(DIRECTIVE) Extract the first line through the line containing "death = [7.3,7.4,25.6,15.7,8.8,9.3,6.7,5.3,8.2,8.6,6.4,8.5,8.1];" from the listing below, exactly as written.

(DATA LINES)
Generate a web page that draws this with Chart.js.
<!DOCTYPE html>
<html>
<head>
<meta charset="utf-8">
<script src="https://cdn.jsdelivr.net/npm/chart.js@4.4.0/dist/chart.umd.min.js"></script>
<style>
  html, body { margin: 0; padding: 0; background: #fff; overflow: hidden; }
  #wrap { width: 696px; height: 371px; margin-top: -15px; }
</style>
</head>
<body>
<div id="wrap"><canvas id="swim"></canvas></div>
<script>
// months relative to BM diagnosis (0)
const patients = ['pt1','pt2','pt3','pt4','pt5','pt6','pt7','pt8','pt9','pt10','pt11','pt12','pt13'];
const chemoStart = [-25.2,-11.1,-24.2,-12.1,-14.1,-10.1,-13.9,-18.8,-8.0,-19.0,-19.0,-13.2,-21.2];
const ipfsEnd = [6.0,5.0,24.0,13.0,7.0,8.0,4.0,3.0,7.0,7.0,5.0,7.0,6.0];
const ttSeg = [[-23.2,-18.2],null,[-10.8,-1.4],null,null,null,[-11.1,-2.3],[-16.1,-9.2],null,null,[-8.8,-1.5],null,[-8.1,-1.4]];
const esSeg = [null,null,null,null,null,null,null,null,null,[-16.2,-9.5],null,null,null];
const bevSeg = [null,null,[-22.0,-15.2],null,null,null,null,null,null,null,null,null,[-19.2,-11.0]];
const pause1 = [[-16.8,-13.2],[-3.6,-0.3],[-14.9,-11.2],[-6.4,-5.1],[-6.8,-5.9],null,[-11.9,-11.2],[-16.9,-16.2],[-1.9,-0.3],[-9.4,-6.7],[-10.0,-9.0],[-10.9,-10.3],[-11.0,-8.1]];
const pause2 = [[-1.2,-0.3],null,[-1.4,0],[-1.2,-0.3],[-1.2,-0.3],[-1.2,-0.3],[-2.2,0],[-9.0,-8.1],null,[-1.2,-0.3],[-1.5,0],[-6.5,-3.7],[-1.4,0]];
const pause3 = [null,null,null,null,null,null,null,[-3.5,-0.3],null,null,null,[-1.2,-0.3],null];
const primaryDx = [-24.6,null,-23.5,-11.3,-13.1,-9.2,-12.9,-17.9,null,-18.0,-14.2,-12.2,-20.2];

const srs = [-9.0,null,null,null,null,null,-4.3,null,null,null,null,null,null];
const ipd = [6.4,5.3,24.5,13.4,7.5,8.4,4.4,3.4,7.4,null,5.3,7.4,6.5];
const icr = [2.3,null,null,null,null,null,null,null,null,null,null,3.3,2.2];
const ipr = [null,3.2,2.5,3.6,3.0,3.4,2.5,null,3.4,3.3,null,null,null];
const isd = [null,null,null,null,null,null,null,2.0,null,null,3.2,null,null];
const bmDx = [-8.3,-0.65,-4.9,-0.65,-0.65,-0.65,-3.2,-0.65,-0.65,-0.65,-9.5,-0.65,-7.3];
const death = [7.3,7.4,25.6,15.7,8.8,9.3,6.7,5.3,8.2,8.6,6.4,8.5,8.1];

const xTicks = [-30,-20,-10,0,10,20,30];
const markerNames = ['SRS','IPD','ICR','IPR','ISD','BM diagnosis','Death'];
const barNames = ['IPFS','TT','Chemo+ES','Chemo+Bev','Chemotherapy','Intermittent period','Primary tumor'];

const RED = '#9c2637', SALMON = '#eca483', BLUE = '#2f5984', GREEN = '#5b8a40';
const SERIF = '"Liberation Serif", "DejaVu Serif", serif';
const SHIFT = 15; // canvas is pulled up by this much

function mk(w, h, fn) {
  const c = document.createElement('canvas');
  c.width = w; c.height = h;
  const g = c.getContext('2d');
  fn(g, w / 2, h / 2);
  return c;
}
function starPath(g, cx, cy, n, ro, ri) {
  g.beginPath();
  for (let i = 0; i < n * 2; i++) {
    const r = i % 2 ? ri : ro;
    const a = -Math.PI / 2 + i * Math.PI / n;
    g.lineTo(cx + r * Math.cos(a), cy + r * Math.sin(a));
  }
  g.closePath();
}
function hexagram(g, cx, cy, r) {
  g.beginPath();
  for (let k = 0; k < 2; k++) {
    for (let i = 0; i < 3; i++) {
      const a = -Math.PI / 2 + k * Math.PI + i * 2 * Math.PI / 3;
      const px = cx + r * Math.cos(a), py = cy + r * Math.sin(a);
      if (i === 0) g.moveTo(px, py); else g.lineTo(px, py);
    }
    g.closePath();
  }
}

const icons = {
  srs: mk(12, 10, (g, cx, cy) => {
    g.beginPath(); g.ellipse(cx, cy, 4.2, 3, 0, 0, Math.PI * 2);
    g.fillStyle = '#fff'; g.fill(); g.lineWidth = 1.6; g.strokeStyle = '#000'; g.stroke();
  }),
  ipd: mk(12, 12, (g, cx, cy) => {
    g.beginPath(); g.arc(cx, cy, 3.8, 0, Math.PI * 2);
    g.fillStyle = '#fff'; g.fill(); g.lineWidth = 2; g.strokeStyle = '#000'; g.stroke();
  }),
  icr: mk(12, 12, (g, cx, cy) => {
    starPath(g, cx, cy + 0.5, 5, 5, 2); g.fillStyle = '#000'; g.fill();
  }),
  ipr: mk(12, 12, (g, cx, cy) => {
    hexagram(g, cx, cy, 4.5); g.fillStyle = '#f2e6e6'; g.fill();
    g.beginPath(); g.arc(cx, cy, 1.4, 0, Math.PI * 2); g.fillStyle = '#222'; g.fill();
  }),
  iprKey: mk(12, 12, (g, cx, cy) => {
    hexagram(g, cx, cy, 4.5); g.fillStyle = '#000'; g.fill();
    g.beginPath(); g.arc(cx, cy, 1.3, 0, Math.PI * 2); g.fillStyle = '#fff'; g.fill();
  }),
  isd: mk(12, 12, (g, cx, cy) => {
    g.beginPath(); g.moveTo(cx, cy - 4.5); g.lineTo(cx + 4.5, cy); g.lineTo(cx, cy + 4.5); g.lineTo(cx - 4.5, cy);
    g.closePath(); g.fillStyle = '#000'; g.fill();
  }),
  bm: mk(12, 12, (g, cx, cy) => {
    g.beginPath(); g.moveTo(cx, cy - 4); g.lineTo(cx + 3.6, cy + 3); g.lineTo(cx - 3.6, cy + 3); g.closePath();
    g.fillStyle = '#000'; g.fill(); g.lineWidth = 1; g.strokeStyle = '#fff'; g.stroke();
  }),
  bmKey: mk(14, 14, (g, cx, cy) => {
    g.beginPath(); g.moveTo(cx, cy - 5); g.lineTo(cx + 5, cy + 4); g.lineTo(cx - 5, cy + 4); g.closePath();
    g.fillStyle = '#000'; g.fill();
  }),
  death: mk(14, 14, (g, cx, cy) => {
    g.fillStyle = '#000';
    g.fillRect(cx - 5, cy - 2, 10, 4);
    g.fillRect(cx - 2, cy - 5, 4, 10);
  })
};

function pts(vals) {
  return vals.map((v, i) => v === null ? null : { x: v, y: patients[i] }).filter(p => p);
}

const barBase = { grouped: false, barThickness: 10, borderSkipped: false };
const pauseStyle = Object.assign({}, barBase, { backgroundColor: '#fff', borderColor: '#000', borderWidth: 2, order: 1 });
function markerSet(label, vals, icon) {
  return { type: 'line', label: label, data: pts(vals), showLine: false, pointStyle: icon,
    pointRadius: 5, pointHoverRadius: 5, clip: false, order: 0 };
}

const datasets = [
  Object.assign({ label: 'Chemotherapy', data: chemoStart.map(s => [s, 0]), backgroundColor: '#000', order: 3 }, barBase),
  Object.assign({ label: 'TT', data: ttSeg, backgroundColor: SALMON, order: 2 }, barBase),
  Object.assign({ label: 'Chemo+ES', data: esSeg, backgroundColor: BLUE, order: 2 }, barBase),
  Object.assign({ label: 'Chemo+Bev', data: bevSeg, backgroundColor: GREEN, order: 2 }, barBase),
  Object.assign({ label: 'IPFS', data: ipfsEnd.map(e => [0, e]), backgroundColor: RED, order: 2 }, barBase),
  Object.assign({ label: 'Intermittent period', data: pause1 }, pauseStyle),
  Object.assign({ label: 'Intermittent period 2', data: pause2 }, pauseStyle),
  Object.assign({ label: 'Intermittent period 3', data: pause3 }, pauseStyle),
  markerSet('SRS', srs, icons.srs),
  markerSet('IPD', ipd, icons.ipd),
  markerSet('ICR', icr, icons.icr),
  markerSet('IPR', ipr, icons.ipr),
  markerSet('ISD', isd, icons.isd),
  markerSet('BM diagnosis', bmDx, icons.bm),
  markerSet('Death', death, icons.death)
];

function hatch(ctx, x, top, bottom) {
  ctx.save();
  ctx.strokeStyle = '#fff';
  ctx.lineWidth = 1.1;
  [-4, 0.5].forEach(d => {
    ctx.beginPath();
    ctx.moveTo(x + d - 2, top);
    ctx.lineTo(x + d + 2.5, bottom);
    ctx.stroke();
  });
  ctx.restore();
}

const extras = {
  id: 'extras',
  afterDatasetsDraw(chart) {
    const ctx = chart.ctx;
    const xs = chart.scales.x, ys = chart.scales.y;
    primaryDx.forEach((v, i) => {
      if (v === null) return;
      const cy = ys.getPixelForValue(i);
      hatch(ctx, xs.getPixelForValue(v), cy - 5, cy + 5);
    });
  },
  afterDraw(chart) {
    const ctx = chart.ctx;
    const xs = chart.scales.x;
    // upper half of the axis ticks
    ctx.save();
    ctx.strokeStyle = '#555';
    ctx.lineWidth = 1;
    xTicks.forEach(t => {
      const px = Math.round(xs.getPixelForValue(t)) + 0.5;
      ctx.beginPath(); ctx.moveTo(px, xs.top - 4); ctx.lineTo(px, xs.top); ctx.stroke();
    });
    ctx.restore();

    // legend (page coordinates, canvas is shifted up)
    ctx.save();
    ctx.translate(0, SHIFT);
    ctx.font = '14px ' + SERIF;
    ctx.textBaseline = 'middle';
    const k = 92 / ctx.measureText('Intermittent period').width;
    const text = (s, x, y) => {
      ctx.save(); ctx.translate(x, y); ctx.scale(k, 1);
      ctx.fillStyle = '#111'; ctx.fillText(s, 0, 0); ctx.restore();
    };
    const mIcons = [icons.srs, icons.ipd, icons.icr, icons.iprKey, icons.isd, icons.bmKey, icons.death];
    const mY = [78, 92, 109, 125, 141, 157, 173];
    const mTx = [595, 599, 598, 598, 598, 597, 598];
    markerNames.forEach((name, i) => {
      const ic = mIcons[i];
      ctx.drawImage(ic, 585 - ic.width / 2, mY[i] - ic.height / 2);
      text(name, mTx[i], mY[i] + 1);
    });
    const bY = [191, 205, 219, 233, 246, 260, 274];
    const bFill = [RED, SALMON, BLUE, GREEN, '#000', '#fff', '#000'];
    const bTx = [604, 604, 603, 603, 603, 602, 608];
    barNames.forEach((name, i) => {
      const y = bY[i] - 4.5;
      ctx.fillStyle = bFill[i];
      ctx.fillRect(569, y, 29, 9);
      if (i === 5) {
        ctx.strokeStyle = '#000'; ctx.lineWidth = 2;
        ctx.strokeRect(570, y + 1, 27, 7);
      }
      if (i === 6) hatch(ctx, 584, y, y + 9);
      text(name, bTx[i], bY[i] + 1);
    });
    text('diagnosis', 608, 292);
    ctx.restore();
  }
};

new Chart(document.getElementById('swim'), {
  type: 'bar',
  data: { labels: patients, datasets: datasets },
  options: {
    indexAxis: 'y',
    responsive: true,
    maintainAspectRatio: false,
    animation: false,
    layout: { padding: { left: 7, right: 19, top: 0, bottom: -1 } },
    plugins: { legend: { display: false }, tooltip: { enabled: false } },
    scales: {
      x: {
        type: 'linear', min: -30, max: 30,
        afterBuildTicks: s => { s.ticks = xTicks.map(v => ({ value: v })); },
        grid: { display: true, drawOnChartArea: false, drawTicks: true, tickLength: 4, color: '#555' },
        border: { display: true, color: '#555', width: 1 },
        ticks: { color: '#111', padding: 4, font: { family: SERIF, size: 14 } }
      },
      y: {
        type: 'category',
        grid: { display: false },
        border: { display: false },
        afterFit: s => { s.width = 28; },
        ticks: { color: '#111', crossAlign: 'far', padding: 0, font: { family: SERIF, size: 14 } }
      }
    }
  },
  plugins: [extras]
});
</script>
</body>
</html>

(SOLUTION FOR THIS PROBLEM)
Generate a web page that draws this with Chart.js.
<!DOCTYPE html>
<html>
<head>
<meta charset="utf-8">
<script src="https://cdn.jsdelivr.net/npm/chart.js@4.4.0/dist/chart.umd.min.js"></script>
<style>
  html, body { margin: 0; padding: 0; background: #fff; overflow: hidden; }
  #wrap { width: 696px; height: 371px; margin-top: -15px; }
</style>
</head>
<body>
<div id="wrap"><canvas id="swim"></canvas></div>
<script>
// months relative to BM diagnosis (0)
const patients = ['pt1','pt2','pt3','pt4','pt5','pt6','pt7','pt8','pt9','pt10','pt11','pt12','pt13'];
const chemoStart = [-25.2,-11.1,-24.2,-12.1,-14.1,-10.1,-13.9,-18.8,-8.0,-19.0,-19.0,-13.2,-21.2];
const ipfsEnd = [6.0,5.0,24.0,13.0,7.0,8.0,4.0,3.0,7.0,7.0,5.0,7.0,6.0];
const ttSeg = [[-23.2,-18.2],null,[-10.8,-1.4],null,null,null,[-11.1,-2.3],[-16.1,-9.2],null,null,[-8.8,-1.5],null,[-8.1,-1.4]];
const esSeg = [null,null,null,null,null,null,null,null,null,[-16.2,-9.5],null,null,null];
const bevSeg = [null,null,[-22.0,-15.2],null,null,null,null,null,null,null,null,null,[-19.2,-11.0]];
const pause1 = [[-16.8,-13.2],[-3.6,-0.3],[-14.9,-11.2],[-6.4,-5.1],[-6.8,-5.9],null,[-11.9,-11.2],[-16.9,-16.2],[-1.9,-0.3],[-9.4,-6.7],[-10.0,-9.0],[-10.9,-10.3],[-11.0,-8.1]];
const pause2 = [[-1.2,-0.3],null,[-1.4,0],[-1.2,-0.3],[-1.2,-0.3],[-1.2,-0.3],[-2.2,0],[-9.0,-8.1],null,[-1.2,-0.3],[-1.5,0],[-6.5,-3.7],[-1.4,0]];
const pause3 = [null,null,null,null,null,null,null,[-3.5,-0.3],null,null,null,[-1.2,-0.3],null];
const primaryDx = [-24.6,null,-23.5,-11.3,-13.1,-9.2,-12.9,-17.9,null,-18.0,-14.2,-12.2,-20.2];

const srs = [-9.0,null,null,null,null,null,-4.3,null,null,null,null,null,null];
const ipd = [6.4,5.3,24.5,13.4,7.5,8.4,4.4,3.4,7.4,null,5.3,7.4,6.5];
const icr = [2.3,null,null,null,null,null,null,null,null,null,null,3.3,2.2];
const ipr = [null,3.2,2.5,3.6,3.0,3.4,2.5,null,3.4,3.3,null,null,null];
const isd = [null,null,null,null,null,null,null,2.0,null,null,3.2,null,null];
const bmDx = [-8.3,-0.65,-4.9,-0.65,-0.65,-0.65,-3.2,-0.65,-0.65,-0.65,-9.5,-0.65,-7.3];
const death = [7.3,7.4,25.6,15.7,8.8,9.3,6.7,5.3,8.2,8.6,6.4,8.5,8.1];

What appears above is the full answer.